**Exercise directions:** For the data below, work out how many lines include the string "this" and report only the number.

**Dataset records:**
= = = = =
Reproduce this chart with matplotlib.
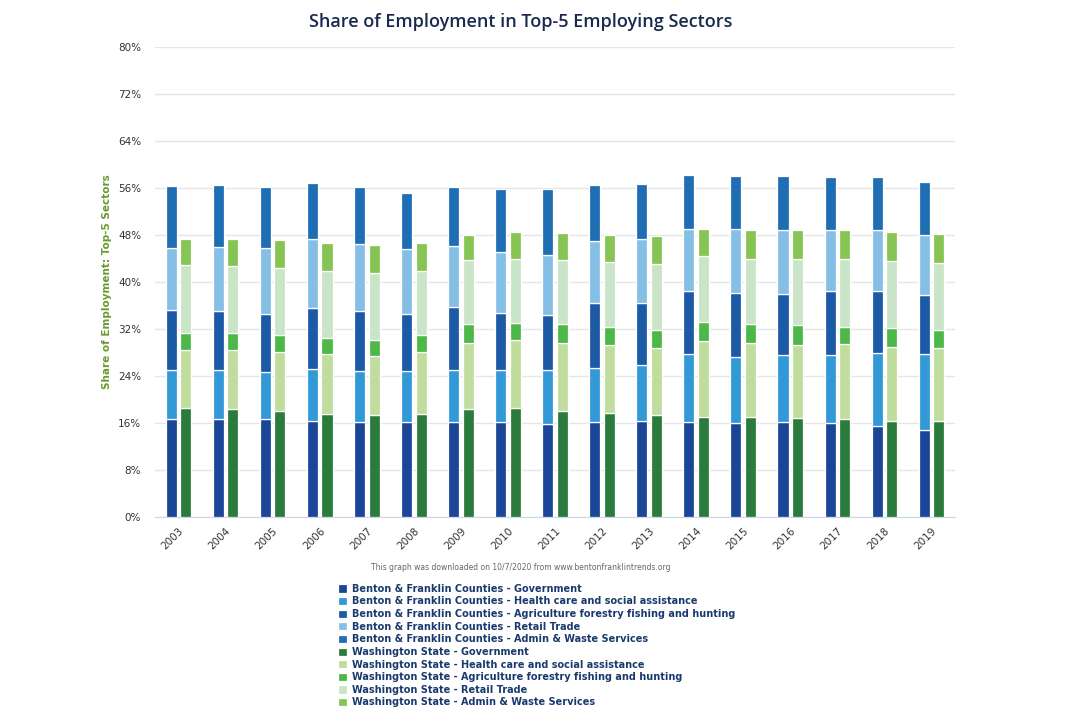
= = = = =
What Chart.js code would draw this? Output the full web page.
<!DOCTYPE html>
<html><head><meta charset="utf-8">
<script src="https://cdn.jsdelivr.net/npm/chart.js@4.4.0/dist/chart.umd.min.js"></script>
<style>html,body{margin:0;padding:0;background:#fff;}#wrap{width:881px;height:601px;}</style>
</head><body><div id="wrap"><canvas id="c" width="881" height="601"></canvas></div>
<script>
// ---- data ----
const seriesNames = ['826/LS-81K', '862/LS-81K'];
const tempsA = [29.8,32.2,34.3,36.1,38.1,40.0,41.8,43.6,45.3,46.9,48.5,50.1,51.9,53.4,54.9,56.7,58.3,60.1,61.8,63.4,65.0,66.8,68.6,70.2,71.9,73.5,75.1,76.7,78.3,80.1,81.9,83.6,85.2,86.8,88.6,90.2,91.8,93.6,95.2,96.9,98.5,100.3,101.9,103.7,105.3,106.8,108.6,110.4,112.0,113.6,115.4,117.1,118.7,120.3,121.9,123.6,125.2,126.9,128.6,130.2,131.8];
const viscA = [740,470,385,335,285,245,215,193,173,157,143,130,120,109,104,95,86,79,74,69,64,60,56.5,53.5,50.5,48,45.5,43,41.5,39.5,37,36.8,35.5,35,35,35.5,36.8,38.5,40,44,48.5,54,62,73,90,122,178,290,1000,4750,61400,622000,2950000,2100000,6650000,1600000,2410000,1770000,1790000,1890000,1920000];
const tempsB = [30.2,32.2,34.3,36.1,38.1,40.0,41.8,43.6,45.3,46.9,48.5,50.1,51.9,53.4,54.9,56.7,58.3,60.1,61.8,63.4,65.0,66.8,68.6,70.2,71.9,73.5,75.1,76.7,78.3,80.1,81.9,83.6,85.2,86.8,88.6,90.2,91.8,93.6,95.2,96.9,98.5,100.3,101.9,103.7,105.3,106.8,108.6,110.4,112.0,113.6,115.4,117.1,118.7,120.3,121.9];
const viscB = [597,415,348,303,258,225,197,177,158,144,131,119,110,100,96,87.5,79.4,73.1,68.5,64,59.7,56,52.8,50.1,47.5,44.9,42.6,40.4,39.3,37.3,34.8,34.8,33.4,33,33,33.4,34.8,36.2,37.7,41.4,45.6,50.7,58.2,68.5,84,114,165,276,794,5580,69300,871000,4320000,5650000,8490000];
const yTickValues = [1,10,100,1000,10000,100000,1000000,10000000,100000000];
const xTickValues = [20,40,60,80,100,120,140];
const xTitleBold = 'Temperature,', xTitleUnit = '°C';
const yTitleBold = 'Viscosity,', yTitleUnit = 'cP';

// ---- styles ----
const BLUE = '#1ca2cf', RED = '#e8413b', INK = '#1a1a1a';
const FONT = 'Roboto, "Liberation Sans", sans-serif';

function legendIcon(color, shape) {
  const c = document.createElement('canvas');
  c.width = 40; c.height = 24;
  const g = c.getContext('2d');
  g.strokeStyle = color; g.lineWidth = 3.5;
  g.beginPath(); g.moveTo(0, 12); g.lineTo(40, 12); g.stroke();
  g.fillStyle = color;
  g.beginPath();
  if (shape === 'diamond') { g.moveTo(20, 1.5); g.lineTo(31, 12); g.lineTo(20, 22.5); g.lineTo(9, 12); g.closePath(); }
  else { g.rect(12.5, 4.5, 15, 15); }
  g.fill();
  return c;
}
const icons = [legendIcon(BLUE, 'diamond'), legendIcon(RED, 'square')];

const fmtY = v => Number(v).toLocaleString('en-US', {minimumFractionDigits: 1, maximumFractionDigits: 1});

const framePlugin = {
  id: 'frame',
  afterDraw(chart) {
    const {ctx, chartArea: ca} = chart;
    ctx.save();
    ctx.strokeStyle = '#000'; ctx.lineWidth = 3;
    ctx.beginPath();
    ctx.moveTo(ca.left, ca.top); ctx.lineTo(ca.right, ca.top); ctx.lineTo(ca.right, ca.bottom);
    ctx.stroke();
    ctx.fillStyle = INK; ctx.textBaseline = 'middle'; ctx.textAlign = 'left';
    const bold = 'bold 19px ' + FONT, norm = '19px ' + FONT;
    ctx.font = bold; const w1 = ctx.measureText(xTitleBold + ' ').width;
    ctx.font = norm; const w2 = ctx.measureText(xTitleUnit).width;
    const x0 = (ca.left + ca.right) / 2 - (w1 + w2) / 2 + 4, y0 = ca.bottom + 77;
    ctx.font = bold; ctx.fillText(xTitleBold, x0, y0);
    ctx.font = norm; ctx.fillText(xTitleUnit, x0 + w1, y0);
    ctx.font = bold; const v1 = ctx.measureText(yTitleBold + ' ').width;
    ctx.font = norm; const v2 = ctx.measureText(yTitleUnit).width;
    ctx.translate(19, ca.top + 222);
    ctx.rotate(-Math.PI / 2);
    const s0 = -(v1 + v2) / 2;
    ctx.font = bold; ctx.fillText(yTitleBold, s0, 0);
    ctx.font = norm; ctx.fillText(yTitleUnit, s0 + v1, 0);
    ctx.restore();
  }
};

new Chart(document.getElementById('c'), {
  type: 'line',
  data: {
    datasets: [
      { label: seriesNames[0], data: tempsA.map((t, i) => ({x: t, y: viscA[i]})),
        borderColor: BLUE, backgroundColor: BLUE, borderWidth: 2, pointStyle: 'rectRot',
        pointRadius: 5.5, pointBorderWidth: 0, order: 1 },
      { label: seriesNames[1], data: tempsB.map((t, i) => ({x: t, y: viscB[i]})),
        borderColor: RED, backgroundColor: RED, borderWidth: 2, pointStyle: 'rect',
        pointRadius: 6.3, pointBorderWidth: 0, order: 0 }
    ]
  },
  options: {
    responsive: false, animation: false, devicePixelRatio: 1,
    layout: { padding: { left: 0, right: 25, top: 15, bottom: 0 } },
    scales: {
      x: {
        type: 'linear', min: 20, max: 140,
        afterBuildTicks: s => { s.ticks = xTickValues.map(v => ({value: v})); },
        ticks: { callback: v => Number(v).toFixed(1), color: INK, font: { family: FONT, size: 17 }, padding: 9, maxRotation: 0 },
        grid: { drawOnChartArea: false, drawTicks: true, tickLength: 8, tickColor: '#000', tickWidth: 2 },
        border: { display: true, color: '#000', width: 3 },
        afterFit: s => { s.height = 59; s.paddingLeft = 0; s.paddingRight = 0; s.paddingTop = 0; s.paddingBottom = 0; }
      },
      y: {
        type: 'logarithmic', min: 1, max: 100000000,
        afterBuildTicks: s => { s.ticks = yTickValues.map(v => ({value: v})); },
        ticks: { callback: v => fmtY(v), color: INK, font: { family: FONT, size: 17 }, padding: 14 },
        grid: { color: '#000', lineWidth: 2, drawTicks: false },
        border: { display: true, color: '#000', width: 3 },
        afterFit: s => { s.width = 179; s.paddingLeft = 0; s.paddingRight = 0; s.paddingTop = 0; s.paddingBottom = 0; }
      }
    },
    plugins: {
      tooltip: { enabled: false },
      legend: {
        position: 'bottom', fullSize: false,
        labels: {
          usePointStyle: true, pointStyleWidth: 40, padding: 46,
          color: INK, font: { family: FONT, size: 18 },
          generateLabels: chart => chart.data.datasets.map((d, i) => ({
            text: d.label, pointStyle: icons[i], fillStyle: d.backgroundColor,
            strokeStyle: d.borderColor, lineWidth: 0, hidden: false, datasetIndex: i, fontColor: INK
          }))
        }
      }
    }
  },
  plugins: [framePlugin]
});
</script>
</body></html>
= = = = =
**Output:** 2